Some joinery used in the unicorn was the slot and the flange. An application of the slots is when I had to attach the different parts together. Parts of the cardboard were bent at a 90° angle to form a flange, so that the unicorn would be three-dimensional.

Next, I had to find a way to make the wings move.

What I did was:

Using 1 rubber band, I tied the flanges of the wings together with a dead knot. Removing the head and the front part would make doing this much easier.

Tying it up!

And voila! The wings can now be moved! The user just has to pull the rubber band to make its wings flap.

Look at its wings flap!

Next, we had to find a way to automate the wings. This is what I came up with.

I would use an electric current to make the device connected in the battery pull and then release the rubber band. The circuit would also be programmed such that the device would pull and release the rubber band continuously.

Kevan 🐺

We were asked to design a unicorn model with a cardboard model that was given. There are many folds and joints that are used in the unicorn cardboard model. During the assembling, we found out that there were many joints such as,

1. Tabs Slots

this can be found when inserting the tail of the unicorn and the wings.

2. Brace

this can be found when folding the unicorn to the shape.

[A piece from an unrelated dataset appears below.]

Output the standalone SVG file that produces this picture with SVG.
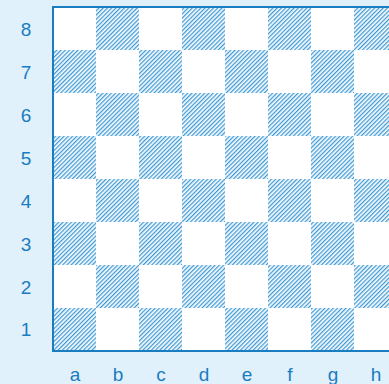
<svg xmlns="http://www.w3.org/2000/svg" width="389" height="384" viewBox="0 0 389 384">
<defs>
<pattern id="hatch" patternUnits="userSpaceOnUse" width="3" height="3" patternTransform="rotate(-45)">
<rect width="3" height="3" fill="#fff"/>
<rect x="0" y="0" width="3" height="1.3" fill="#3f9ad6"/>
</pattern>
<style>
.lbl{font-family:"Liberation Sans",Arial,sans-serif;font-size:19px;fill:#1a7cc1;text-anchor:middle}
.d{fill:url(#hatch)}
</style>
</defs>
<rect width="389" height="384" fill="#e1f1fb"/>
<g id="board">
<rect x="53" y="7" width="344" height="344" fill="#fff"/>
<g id="dark-squares">
<rect class="d" x="96" y="7" width="43" height="43"/>
<rect class="d" x="182" y="7" width="43" height="43"/>
<rect class="d" x="268" y="7" width="43" height="43"/>
<rect class="d" x="354" y="7" width="43" height="43"/>
<rect class="d" x="53" y="50" width="43" height="43"/>
<rect class="d" x="139" y="50" width="43" height="43"/>
<rect class="d" x="225" y="50" width="43" height="43"/>
<rect class="d" x="311" y="50" width="43" height="43"/>
<rect class="d" x="96" y="93" width="43" height="43"/>
<rect class="d" x="182" y="93" width="43" height="43"/>
<rect class="d" x="268" y="93" width="43" height="43"/>
<rect class="d" x="354" y="93" width="43" height="43"/>
<rect class="d" x="53" y="136" width="43" height="43"/>
<rect class="d" x="139" y="136" width="43" height="43"/>
<rect class="d" x="225" y="136" width="43" height="43"/>
<rect class="d" x="311" y="136" width="43" height="43"/>
<rect class="d" x="96" y="179" width="43" height="43"/>
<rect class="d" x="182" y="179" width="43" height="43"/>
<rect class="d" x="268" y="179" width="43" height="43"/>
<rect class="d" x="354" y="179" width="43" height="43"/>
<rect class="d" x="53" y="222" width="43" height="43"/>
<rect class="d" x="139" y="222" width="43" height="43"/>
<rect class="d" x="225" y="222" width="43" height="43"/>
<rect class="d" x="311" y="222" width="43" height="43"/>
<rect class="d" x="96" y="265" width="43" height="43"/>
<rect class="d" x="182" y="265" width="43" height="43"/>
<rect class="d" x="268" y="265" width="43" height="43"/>
<rect class="d" x="354" y="265" width="43" height="43"/>
<rect class="d" x="53" y="308" width="43" height="43"/>
<rect class="d" x="139" y="308" width="43" height="43"/>
<rect class="d" x="225" y="308" width="43" height="43"/>
<rect class="d" x="311" y="308" width="43" height="43"/>
</g>
<rect x="53" y="7" width="344" height="344" fill="none" stroke="#1a7cc1" stroke-width="2"/>
</g>
<g id="ranks">
<text class="lbl" x="26" y="36">8</text>
<text class="lbl" x="26" y="79">7</text>
<text class="lbl" x="26" y="122">6</text>
<text class="lbl" x="26" y="165">5</text>
<text class="lbl" x="26" y="208">4</text>
<text class="lbl" x="26" y="251">3</text>
<text class="lbl" x="26" y="294">2</text>
<text class="lbl" x="26" y="336">1</text>
</g>
<g id="files">
<text class="lbl" x="75" y="381">a</text>
<text class="lbl" x="118" y="381">b</text>
<text class="lbl" x="161" y="381">c</text>
<text class="lbl" x="204" y="381">d</text>
<text class="lbl" x="247" y="381">e</text>
<text class="lbl" x="290" y="381">f</text>
<text class="lbl" x="333" y="381">g</text>
<text class="lbl" x="376" y="381">h</text>
</g>
</svg>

This are the following pictures of me assembling the unicorn.

1. This is the body of a horse with its wings displaced

2. This is the head of a unicorn

3. This is the fully assembly unicorn

So to allow the unicorn to fly, we basically use a few rubber bands. So remove the head and open the flap of the body, you will see the wings has a flap that has a gap which is for the rubber band, hence it is used and wrapped around the wings. then you will see there is a small hole at the front of the body, then place the rubber band through it and you will be able to flap the wings.

To automate the flapping of the wing, i decided to use a turbine for the unicorn wings to automate, so basically i sketched out a turbine in a unicorn with a battery and using the turbine to pull and release the unicorn flaps to make the wings flap.